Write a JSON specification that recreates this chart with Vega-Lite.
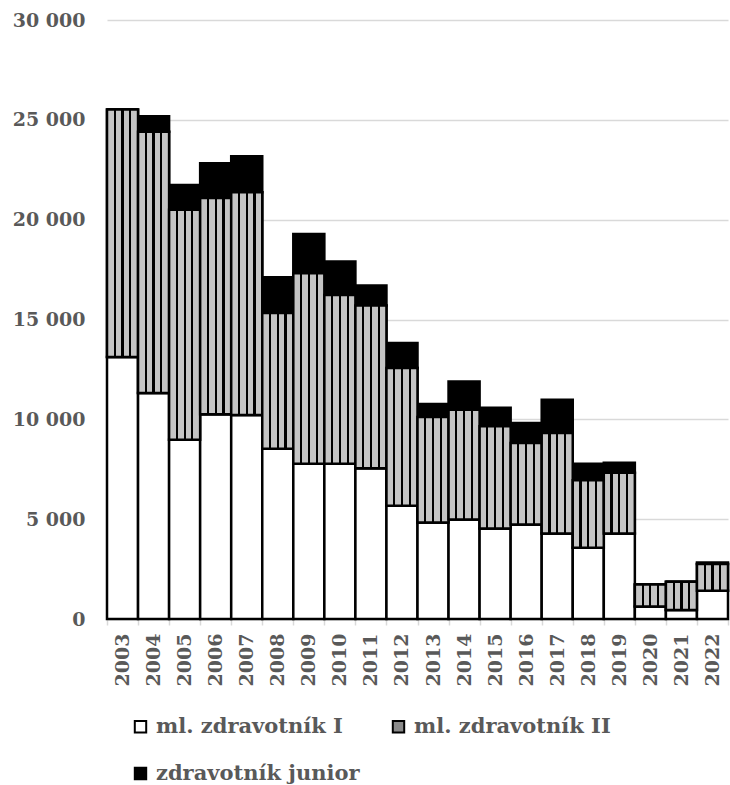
--
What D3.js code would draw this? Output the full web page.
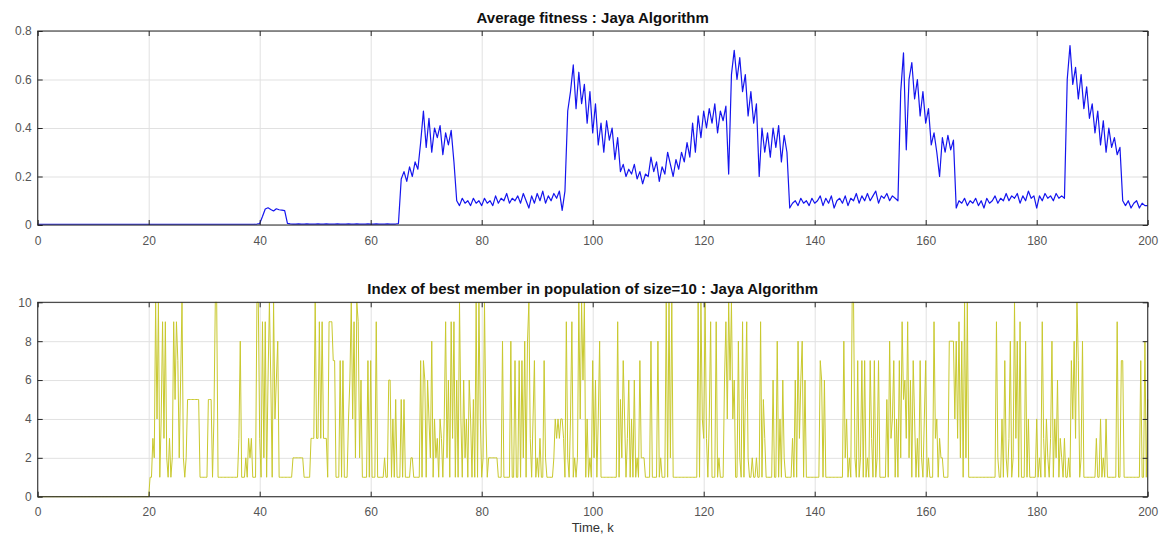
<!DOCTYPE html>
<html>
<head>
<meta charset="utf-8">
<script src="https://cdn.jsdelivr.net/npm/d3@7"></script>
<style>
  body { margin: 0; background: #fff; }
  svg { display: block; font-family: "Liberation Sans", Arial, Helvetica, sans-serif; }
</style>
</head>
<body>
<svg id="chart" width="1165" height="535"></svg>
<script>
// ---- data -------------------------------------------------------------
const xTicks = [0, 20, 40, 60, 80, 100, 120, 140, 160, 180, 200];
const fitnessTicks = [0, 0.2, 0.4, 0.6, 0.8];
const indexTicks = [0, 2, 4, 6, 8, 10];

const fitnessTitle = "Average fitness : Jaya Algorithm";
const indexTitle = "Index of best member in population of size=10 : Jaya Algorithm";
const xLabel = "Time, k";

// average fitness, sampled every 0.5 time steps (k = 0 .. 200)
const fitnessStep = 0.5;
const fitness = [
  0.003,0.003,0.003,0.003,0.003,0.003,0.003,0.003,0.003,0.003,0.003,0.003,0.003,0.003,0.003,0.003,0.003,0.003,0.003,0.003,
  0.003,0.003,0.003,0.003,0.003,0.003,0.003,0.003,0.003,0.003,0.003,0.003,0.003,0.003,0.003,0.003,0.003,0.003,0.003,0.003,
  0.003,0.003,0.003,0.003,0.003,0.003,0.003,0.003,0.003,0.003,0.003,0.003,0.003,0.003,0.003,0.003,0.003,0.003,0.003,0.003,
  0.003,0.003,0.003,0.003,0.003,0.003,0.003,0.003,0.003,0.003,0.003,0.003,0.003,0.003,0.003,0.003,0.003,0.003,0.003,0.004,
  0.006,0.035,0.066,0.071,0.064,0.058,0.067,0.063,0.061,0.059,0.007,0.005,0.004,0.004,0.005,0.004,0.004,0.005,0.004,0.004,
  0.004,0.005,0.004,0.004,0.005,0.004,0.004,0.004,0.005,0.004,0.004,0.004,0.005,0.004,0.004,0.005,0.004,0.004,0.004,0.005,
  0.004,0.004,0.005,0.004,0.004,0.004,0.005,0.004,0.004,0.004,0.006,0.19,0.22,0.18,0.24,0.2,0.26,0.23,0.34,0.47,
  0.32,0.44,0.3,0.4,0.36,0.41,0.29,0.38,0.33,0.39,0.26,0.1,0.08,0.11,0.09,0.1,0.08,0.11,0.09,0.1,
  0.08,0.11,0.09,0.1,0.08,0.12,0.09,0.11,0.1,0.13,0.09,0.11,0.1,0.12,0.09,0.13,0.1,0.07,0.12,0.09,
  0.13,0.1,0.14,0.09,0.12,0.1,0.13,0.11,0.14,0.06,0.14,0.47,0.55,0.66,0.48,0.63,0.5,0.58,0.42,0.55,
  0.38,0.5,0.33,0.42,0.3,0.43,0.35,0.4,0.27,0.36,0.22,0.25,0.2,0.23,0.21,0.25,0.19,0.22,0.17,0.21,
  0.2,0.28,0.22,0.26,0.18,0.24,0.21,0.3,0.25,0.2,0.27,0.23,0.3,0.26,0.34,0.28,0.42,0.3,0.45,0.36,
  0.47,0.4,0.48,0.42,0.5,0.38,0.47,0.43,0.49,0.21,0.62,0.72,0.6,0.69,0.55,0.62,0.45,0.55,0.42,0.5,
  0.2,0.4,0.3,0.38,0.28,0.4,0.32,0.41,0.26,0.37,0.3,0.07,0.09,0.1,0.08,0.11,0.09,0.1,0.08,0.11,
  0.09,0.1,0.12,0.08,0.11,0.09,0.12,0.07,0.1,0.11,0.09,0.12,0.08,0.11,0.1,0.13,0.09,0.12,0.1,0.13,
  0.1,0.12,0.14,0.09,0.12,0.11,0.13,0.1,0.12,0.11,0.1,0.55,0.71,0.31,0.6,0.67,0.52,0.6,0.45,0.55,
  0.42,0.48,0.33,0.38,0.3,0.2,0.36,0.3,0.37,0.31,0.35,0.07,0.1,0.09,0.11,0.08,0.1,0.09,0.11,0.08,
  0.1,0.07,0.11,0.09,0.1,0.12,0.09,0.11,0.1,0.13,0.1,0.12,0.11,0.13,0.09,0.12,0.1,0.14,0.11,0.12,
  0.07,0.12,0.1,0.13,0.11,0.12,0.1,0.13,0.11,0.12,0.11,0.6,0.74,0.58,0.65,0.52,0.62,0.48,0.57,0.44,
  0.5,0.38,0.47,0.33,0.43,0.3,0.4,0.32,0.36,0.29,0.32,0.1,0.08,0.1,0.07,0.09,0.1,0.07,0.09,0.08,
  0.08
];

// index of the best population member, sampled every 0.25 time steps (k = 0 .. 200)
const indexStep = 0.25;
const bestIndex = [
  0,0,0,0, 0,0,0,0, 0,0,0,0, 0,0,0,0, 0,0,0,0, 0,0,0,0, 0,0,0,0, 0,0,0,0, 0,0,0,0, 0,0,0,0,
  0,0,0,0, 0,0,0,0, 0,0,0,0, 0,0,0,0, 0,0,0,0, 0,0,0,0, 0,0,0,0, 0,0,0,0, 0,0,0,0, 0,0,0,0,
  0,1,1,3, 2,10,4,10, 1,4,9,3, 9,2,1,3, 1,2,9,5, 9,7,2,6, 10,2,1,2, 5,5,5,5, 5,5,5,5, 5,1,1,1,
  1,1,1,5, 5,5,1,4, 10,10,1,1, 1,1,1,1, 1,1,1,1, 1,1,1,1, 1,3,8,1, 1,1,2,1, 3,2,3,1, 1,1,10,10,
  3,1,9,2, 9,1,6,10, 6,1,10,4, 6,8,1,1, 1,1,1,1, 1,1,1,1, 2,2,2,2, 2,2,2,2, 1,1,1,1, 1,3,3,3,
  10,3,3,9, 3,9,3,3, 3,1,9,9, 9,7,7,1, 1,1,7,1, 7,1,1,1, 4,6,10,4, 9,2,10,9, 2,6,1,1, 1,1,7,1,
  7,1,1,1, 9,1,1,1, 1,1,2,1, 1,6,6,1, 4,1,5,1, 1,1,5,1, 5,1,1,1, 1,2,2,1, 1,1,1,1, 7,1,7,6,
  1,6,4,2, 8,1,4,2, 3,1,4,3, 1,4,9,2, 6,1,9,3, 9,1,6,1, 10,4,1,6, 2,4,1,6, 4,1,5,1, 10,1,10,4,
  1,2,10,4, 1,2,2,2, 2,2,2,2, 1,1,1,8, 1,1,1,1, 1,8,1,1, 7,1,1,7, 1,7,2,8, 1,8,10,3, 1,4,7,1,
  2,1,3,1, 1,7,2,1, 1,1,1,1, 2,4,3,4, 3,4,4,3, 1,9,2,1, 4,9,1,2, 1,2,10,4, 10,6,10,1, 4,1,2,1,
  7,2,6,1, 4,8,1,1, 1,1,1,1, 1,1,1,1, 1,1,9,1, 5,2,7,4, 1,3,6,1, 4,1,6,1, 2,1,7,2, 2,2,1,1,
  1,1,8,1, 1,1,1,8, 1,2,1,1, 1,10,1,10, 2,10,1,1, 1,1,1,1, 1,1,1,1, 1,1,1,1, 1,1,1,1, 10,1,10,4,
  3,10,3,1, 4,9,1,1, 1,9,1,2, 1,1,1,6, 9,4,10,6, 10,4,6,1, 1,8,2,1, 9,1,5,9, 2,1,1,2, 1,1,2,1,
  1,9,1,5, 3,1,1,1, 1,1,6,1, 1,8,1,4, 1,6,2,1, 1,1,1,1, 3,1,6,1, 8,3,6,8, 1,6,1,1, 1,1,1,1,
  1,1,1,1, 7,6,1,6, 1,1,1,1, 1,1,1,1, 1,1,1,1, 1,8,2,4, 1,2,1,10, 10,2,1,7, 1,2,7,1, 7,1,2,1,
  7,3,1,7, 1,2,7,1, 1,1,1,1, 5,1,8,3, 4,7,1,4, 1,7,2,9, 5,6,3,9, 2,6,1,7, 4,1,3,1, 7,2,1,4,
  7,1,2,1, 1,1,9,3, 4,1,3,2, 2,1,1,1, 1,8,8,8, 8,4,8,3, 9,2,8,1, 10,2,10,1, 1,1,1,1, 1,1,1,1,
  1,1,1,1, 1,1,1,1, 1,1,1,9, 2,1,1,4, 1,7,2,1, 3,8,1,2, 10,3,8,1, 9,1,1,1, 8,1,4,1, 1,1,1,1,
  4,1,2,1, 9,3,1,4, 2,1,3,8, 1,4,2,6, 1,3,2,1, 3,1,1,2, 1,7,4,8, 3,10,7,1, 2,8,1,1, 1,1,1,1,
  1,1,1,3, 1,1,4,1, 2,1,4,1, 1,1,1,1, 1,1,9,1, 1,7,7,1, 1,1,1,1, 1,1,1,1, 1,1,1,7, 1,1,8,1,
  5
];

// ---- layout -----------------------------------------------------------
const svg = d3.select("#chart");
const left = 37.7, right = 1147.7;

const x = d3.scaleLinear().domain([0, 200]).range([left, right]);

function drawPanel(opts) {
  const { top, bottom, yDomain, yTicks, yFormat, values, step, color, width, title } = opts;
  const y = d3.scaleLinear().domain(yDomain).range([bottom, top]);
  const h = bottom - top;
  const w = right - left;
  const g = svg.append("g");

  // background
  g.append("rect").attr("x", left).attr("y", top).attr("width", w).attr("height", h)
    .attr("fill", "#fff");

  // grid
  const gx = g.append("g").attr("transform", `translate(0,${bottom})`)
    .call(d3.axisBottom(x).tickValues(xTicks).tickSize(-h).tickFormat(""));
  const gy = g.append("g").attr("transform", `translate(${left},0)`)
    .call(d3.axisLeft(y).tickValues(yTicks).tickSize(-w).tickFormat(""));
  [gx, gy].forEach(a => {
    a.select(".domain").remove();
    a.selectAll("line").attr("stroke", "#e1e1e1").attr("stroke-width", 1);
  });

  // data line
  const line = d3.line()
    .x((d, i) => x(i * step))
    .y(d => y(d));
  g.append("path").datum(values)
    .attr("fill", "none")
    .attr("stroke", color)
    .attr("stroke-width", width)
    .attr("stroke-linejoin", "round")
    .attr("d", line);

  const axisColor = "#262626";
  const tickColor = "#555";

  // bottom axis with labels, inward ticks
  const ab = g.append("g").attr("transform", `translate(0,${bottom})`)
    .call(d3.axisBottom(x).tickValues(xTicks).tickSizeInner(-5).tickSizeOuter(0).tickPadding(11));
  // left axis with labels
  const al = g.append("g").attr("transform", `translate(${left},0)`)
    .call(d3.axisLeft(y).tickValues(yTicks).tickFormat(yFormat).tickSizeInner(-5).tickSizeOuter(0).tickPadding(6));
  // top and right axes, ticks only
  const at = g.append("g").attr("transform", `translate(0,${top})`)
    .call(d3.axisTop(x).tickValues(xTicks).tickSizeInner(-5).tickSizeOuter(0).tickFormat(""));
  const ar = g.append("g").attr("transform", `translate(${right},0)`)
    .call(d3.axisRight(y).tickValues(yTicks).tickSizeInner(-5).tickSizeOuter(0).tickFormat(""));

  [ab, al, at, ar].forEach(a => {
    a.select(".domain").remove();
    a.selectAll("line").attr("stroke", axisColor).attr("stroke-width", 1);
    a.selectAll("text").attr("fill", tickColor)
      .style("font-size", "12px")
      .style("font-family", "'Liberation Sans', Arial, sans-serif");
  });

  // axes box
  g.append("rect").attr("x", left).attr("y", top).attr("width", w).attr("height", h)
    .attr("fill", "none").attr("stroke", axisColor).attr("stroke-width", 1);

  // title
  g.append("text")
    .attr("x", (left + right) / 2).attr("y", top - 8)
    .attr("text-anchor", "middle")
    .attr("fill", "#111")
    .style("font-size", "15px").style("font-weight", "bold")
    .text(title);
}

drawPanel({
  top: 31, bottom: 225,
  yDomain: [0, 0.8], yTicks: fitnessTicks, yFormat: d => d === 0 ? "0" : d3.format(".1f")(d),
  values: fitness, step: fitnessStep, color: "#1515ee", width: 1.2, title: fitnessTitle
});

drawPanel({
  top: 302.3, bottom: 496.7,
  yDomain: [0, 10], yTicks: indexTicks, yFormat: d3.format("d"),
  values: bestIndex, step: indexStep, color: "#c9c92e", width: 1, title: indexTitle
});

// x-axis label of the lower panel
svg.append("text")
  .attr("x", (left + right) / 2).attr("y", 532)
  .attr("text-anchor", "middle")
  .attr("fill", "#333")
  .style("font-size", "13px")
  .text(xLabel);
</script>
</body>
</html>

- _WHAT TO WORK ON_:
All lines of the data above that include the word "with" must be shown.

- _EXERCISE SOLUTION_:
Write a JSON specification that recreates this chart with Vega-Lite.
  // bottom axis with labels, inward ticks
  // left axis with labels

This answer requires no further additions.